I must have seemed a little vague. I felt slightly overwhelmed. I knew my two brothers were out there somewhere in classrooms of their own, facing challenges of their own - but I doubt I could have found them in the sprawl. I didn’t like that feeling. As the eldest, I was protective of them. Liked to know where they were. And my parents. They had dropped us off - in a bright orange taxi. One that had an automatically opening back door. That was cool. But the driver did not speak a word of English. Luckily, my father had memorised three key place names - coordinates between where we were and where we were headed.
Tengenji. Furukawabashi. Isarago.
Maybe one day, I would need this knowledge myself. I learnt the sequence, speaking it to myself over and over, like a rhyme. Every morning my parents would accompany us in a taxi, drop us off and then carry on to the office - where my father’s business was. Before we arrived in Tokyo, he had slept there, on the floor on a futon. Getting things set up. He had convinced a select number of Australian companies - a glass manufacturer, a chemical company, an envelope company - to give him seed money in exchange for representation in this exciting, rapidly growing new economy. He and my Mum had already taken the time to do an intensive course in Japanese language at ANU in Canberra in preparation. As well, he had visited Japan before, as part of a team representing his father’s chemical company. He had seen opportunity there, connected with the culture, appreciated the people. After all, they were in many ways like him. Thoughtful, considerate, forward looking.
So there I was, just a few days in to what was initially planned to be a two or three year adventure but turned into a protracted stay that would last two decades and shape and nourish my family and myself in untold ways. But this was still week one. I didn’t even really attempt to grasp what was happening and how things may unfold. I was just taking it a day at a time. It was exotic, novel, abuzz.
“Do they play basketball in Australia?”
It was the teacher asking me. Attempting to welcome me into the fold. Find out more from the sprightly but shy Aussie kid - probably the first that any of them had ever met. His accent was heavily American, a drawl. The school was populated by 50 different nationalities but the academic system was the American one. Many of the teachers were Canadian. Catholic brothers. And the majority of the other students were American.
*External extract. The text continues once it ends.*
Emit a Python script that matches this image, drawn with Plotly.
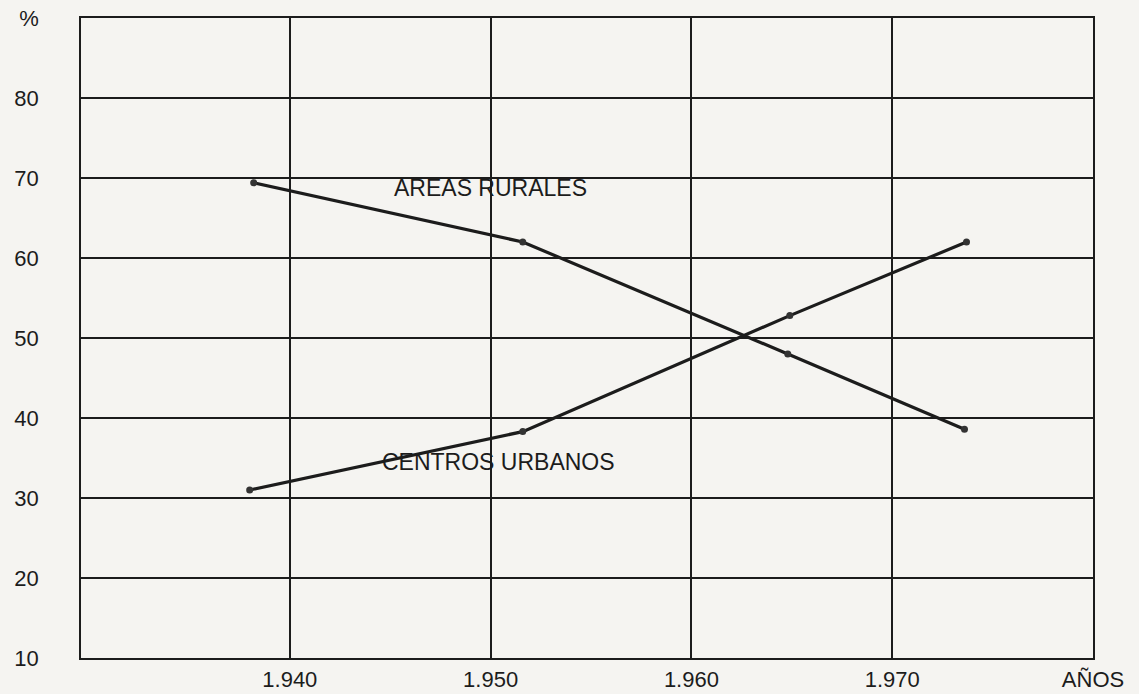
import plotly.graph_objects as go

# Data
years_rural = [1938.2, 1951.6, 1964.8, 1973.6]
rural = [69.4, 62.0, 48.0, 38.6]
years_urban = [1938.0, 1951.6, 1964.9, 1973.7]
urban = [31.0, 38.3, 52.8, 62.0]

x_tickvals = [1940, 1950, 1960, 1970, 1980]
x_ticktext = ["1.940", "1.950", "1.960", "1.970", "AÑOS"]
y_tickvals = [10, 20, 30, 40, 50, 60, 70, 80, 90]
y_ticktext = ["10", "20", "30", "40", "50", "60", "70", "80", "%"]

ink = "#1c1c1c"
paper = "#f5f4f1"
font = "Liberation Sans, Arial, sans-serif"

fig = go.Figure()
fig.add_trace(go.Scatter(
    x=years_rural, y=rural, mode="lines+markers", name="AREAS RURALES",
    line=dict(color=ink, width=3.2), marker=dict(color="#333", size=7),
    showlegend=False))
fig.add_trace(go.Scatter(
    x=years_urban, y=urban, mode="lines+markers", name="CENTROS URBANOS",
    line=dict(color=ink, width=3.2), marker=dict(color="#333", size=7),
    showlegend=False))

fig.add_annotation(x=1950.0, y=68.7, text="AREAS RURALES", showarrow=False,
                   font=dict(family=font, size=23, color=ink))
fig.add_annotation(x=1950.4, y=34.5, text="CENTROS URBANOS", showarrow=False,
                   font=dict(family=font, size=23, color=ink))

fig.update_layout(
    width=1139, height=694,
    margin=dict(l=81, r=46, t=18, b=36),
    paper_bgcolor=paper, plot_bgcolor=paper,
    font=dict(family=font, size=22, color=ink),
    xaxis=dict(range=[1929.6, 1980], tickvals=x_tickvals, ticktext=x_ticktext,
               showgrid=True, gridcolor=ink, gridwidth=1.5, zeroline=False,
               showline=True, mirror=True, linecolor=ink, linewidth=1.8,
               ticks="", ticklabelstandoff=1, automargin=False,
               tickfont=dict(size=22)),
    yaxis=dict(range=[10, 90], tickvals=y_tickvals, ticktext=y_ticktext,
               showgrid=True, gridcolor=ink, gridwidth=1.5, zeroline=False,
               showline=True, mirror=True, linecolor=ink, linewidth=1.8,
               ticks="", ticklabelstandoff=36, automargin=False,
               tickfont=dict(size=22)),
)

fig.write_html(
    "out.html",
    config={"displayModeBar": False},
    post_script="document.body.style.margin='0';"
                "document.body.style.background='#f5f4f1';",
)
I wasn’t sure. Some kids threw out explanations, mimicked ball bouncing, shooting for the hoop. I got it. Must be netball. I had seen girls playing back at school in Wahroonga. But only girls. So I told them.
“Yeah, only girls...”
But because I was a little Aussie and my accent must have been broad it came out sounding indecipherable to them. A mass ‘huh?!”
“Gills.”
What? Huh? Giggles, echoing.
“Only gills.”
It was an all boys school. Netball was for girls. Wasn’t it obvious? Why wouldn’t they even already know that? And why couldn’t they understand me. There are only two sexes in the world. Males and females. We were all male. Surely they knew about girls. (Though I hadn’t seen any there.) I was confused but persistent.
“Gills, gills...”
It became kind of absurd. A guessing game. Lots of kids were laughing, shouting out speculations. Mr Potter was determined to get to the bottom of it.
“Is that a sport in Australia?”
“No! Gills. Only gills play it.”
Blank faces. Giggling.
The whole thing had gone from being a simple question to a minor international incident. The flow of the class had been disrupted. I felt out of place, indeed, I briefly questioned my entire grasp of and understanding of reality. There are women in this world, right? I saw some on the way here in the taxi!
Tengenji. Furukawabashi. Isarago.
Gills! Gills! Gills!
I couldn’t quite work out how to explain them.
Then finally, I figured it out. Since they are too complex, mysterious to define, I can say what they are not.
“Not boys. Boys don’t play it....”
Instantly a bright flash of light, comprehension illuminated the room and all in it. The puzzle had been solved.
“Oh, grrrrrrrrls! Grrrrrrrrrrls!”
“Yeah.” I meekly shrugged. Like, obviously. What a saga!
Everyone clapped and laughed raucously.
Then the energy moved on. I was relieved. First test passed. A thousand more to come. The adventure had just begun.